The second question most people ask when considering investing in a particular stock, cryptocurrency, or anything else (the first being “Is this thing going to go up in value”) is normally “How high can this thing’s value go”.
In considering that second question, a lot of people mistakenly look at the current price of something and try to guess how much “room to grow” it might have. For example, a crypto coin that costs 10 cents looks a lot more attractive than a coin that costs 20 dollars, because if that 10-cent coin goes up to $100, you just made 1000 times your initial investment, while if that 20-dollar coin goes up to $100 dollars, you only made 5 times your investment.
So people may invest some money into that 10-cent coin, then get frustrated when six weeks later, it’s gone up to 12 cents, one tiny fraction of a cent at a time, while that 20-dollar coin has doubled.
What these people failed to look at was market cap. Market cap is essentially just a measurement of how much value exists in the market for a particular thing. You take the total number of coins, shares, or whatever you're buying that are in circulation and multiply it by the price per thing, and that’s your market cap. So when the price goes up, market cap goes up, when price goes down, market cap goes down, if new coins or shares are created, market cap goes up, if coins or shares are destroyed, market cap goes down.
When you invest, what you’re actually investing in is a small piece of the market. That piece is represented by the coins or shares you buy and their current value, but what actually affects how much you gain or lose is the percent change in the market cap.
When something has a high market cap, it takes a lot more buying or selling to change that market cap by a significant percentage. That’s why you and me buying a few thousand dollars worth of bitcoin with its 1 trillion dollar market cap doesn’t change anything, but a bunch of kids getting together on Reddit can affect the much smaller 6 billion dollar market cap of dogecoin.
The price for an individual crypto coin or stock share doesn’t really matter that much. That’s just the total market cap divided by the number of coins or shares in existence. It doesn’t matter if your $1000 investment buys 100 ten-dollar crypto coins or 10,000 ten-cent coins. What matters is the percent change in value that occurs while you’re holding those coins. If bitcoin triples while your $1000 only buys 0.02 bitcoin, you still tripled your money. While if a cheaper coin like Stellar Lumens (XLM) goes up from 40 to 42 cents, it doesn’t matter if your $1000 buys 2500 of them. Your value still only increased by 5% to $1050.
So if a ten-cent coin has a 500 billion dollar market cap, you will stare all day watching it go up and down fractions of a cent wondering why it’s not mooning. Meanwhile, some random 5-dollar coin with a small 200 million dollar market cap may triple in value in a day while you thought it didn’t have room to grow.
Low market cap investments are volatile. They may moon out of nowhere, and they may crash to nothing just as easily. It doesn’t matter what the price per coin or share is; that is just a number you get when you divide the total market cap by the total number in existence. A $100 stock or crypto may moon if it’s a low market cap investment.
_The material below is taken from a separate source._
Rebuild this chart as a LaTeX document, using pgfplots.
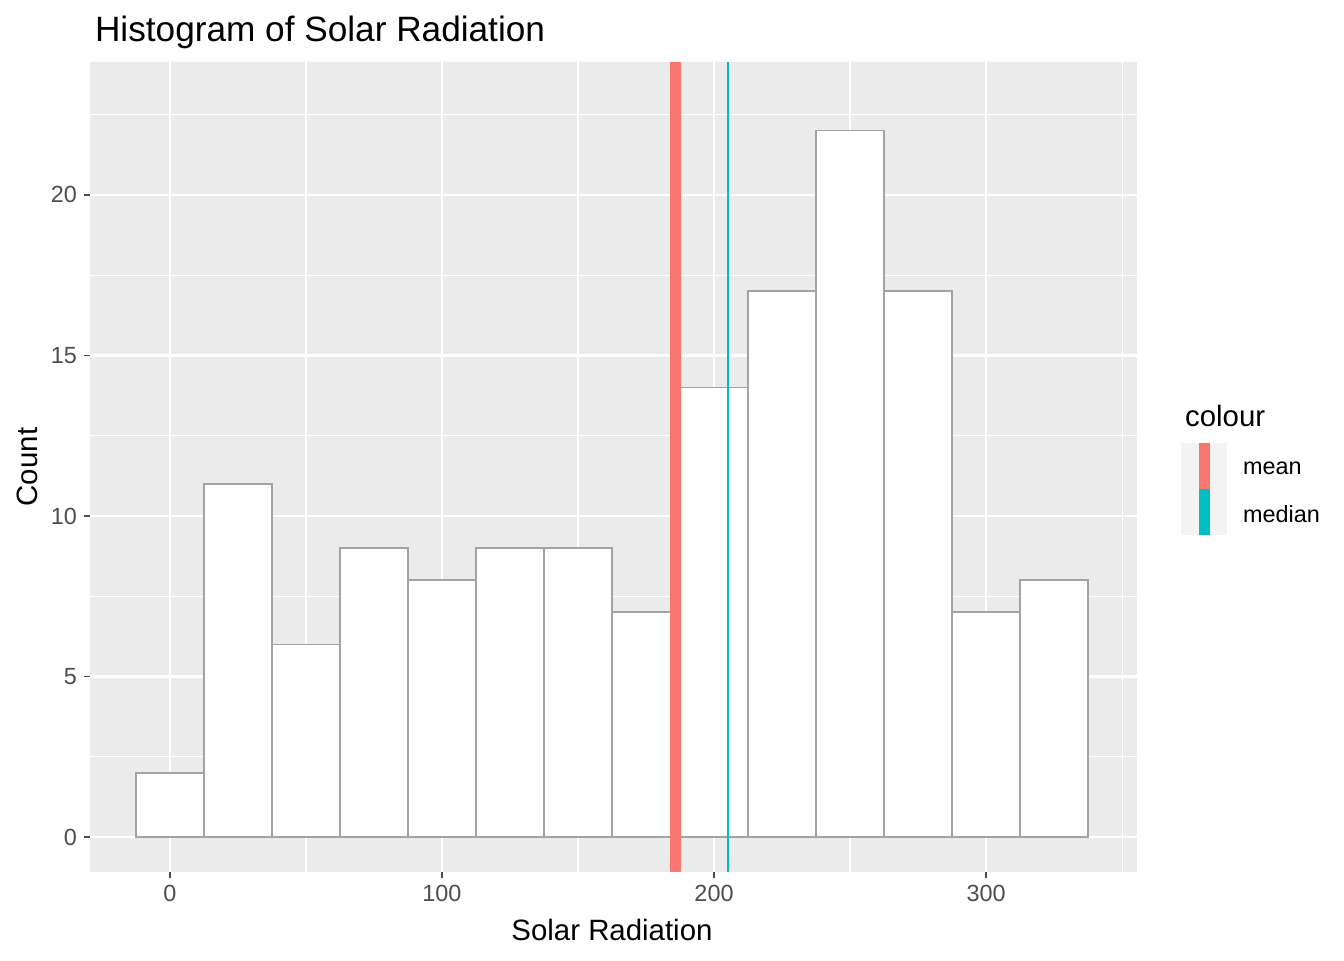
\documentclass[border=0pt]{standalone}
\usepackage{pgfplots}
\pgfplotsset{compat=1.18}
\usepackage{fontspec}
\setmainfont{Liberation Sans}
\definecolor{panel}{HTML}{EBEBEB}
\definecolor{meanc}{HTML}{F8766D}
\definecolor{medc}{HTML}{00BFC4}
\definecolor{tickc}{HTML}{4D4D4D}
\definecolor{barline}{HTML}{A3A3A3}
\begin{document}
\begin{tikzpicture}
\useasboundingbox (0,0) rectangle (672pt,480pt);
\begin{axis}[
  at={(45pt,44pt)}, anchor=south west,
  scale only axis, width=523.5pt, height=405pt,
  xmin=-29.4, xmax=355.5, ymin=-1.09, ymax=24.14,
  axis background/.style={fill=panel},
  axis line style={draw=none},
  xtick={0,100,200,300}, ytick={0,5,10,15,20},
  minor xtick={50,150,250,350}, minor ytick={2.5,7.5,12.5,17.5,22.5},
  grid=both,
  major grid style={white,line width=1.1pt},
  minor grid style={white,line width=0.55pt},
  tick align=outside, tick pos=left,
  major tick length=3pt, minor tick length=0pt,
  tick style={tickc,line width=0.8pt},
  ticklabel style={font=\fontsize{11.7}{13}\selectfont,text=tickc},
  /pgf/number format/assume math mode=true,
  clip=false,
]
\addplot[ybar, bar width=25, bar shift=0pt, fill=white, draw=barline, line width=0.8pt]
 coordinates {(0,2) (25,11) (50,6) (75,9) (100,8) (125,9) (150,9) (175,7) (200,14) (225,17) (250,22) (275,17) (300,7) (325,8)};
\addplot[meanc, line width=5.5pt] coordinates {(186,-1.09) (186,24.14)};
\addplot[medc, line width=1pt] coordinates {(205.2,-1.09) (205.2,24.14)};
\end{axis}
\node[anchor=base west, font=\fontsize{17.6}{20}\selectfont] at (44pt,459pt) {Histogram of Solar Radiation};
\node[font=\fontsize{14.7}{17}\selectfont] at (306pt,15pt) {Solar Radiation};
\node[rotate=90, font=\fontsize{14.7}{17}\selectfont] at (13.5pt,246.5pt) {Count};
\node[anchor=west, font=\fontsize{14.7}{17}\selectfont] at (589pt,272pt) {colour};
\fill[panel!60!white] (590.5pt,212.5pt) rectangle (613.5pt,258.5pt);
\fill[meanc] (599.5pt,235.5pt) rectangle (605pt,258.5pt);
\fill[medc] (599.5pt,212.5pt) rectangle (605pt,235.5pt);
\node[anchor=west, font=\fontsize{11.7}{13}\selectfont] at (618pt,246pt) {mean};
\node[anchor=west, font=\fontsize{11.7}{13}\selectfont] at (618pt,223pt) {median};
\end{tikzpicture}
\end{document}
Or crash suddenly.
Conversely, high market cap investments are more stable, which makes them less prone to rapid changes in value in either direction. It takes a LOT of buying and selling to change their price. It doesn’t matter if the price is only 10 cents. That’s just the number you get when you divide the market cap by the total number of coins or shares. Unless there’s a huge amount of purchasing or selling going on, that high market cap ten-cent crypto coin or stock share is going to spend most of its days being measured in fractions of a cent out to four decimal places.
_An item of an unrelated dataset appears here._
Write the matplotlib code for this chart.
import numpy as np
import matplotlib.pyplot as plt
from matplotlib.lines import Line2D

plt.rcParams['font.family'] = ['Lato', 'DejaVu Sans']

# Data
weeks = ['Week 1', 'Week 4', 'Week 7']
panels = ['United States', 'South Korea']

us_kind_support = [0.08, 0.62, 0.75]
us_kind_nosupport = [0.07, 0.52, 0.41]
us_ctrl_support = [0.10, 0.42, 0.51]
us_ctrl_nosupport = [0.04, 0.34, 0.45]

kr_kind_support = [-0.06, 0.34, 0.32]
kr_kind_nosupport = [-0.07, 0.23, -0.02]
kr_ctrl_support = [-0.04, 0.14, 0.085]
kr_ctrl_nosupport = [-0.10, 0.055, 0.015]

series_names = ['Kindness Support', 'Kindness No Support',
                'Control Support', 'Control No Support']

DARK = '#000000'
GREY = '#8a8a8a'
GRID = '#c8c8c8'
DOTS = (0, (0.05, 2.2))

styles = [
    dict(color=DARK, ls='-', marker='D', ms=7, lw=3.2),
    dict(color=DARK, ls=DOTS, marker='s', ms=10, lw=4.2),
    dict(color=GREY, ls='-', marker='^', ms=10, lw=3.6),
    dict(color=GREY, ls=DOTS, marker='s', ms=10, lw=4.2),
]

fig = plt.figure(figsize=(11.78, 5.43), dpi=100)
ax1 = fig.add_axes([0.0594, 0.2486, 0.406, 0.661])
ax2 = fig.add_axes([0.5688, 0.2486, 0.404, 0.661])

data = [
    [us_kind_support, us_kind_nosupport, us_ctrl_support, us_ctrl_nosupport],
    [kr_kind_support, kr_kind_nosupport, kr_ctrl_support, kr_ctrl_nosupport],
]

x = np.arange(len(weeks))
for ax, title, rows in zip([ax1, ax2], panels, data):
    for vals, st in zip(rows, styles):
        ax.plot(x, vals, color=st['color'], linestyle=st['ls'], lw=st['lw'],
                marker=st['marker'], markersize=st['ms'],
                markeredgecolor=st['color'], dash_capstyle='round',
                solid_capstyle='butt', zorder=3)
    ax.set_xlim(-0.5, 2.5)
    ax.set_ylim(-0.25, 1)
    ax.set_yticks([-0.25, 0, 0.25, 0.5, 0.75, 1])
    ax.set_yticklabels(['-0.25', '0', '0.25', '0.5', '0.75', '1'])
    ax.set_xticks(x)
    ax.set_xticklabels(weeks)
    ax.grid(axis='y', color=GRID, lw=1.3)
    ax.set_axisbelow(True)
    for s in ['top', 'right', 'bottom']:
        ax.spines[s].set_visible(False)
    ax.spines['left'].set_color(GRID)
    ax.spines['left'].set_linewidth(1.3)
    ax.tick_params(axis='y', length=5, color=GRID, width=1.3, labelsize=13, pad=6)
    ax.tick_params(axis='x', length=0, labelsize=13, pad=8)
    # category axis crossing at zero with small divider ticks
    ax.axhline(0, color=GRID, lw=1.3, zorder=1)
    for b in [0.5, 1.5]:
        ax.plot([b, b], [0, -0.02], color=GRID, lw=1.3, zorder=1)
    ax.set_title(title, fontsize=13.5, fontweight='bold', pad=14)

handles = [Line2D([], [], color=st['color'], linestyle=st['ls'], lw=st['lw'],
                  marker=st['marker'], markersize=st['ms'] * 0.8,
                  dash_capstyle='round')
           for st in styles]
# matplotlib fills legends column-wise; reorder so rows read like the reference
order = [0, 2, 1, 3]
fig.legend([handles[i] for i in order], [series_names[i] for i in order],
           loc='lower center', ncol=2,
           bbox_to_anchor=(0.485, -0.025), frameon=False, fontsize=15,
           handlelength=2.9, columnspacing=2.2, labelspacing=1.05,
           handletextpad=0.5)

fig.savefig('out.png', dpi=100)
So when people find themselves wondering why their Cardano (ADA) crypto has been stagnant for awhile or why XLM never moons, the answer is high market cap. And when people wonder why some obscure stock or shitcoin crypto they’ve never heard of just shot up from $20 to $44 in under a week, and then crashed back down to $18 in an hour as soon as they bought it, that was probably a low market cap investment.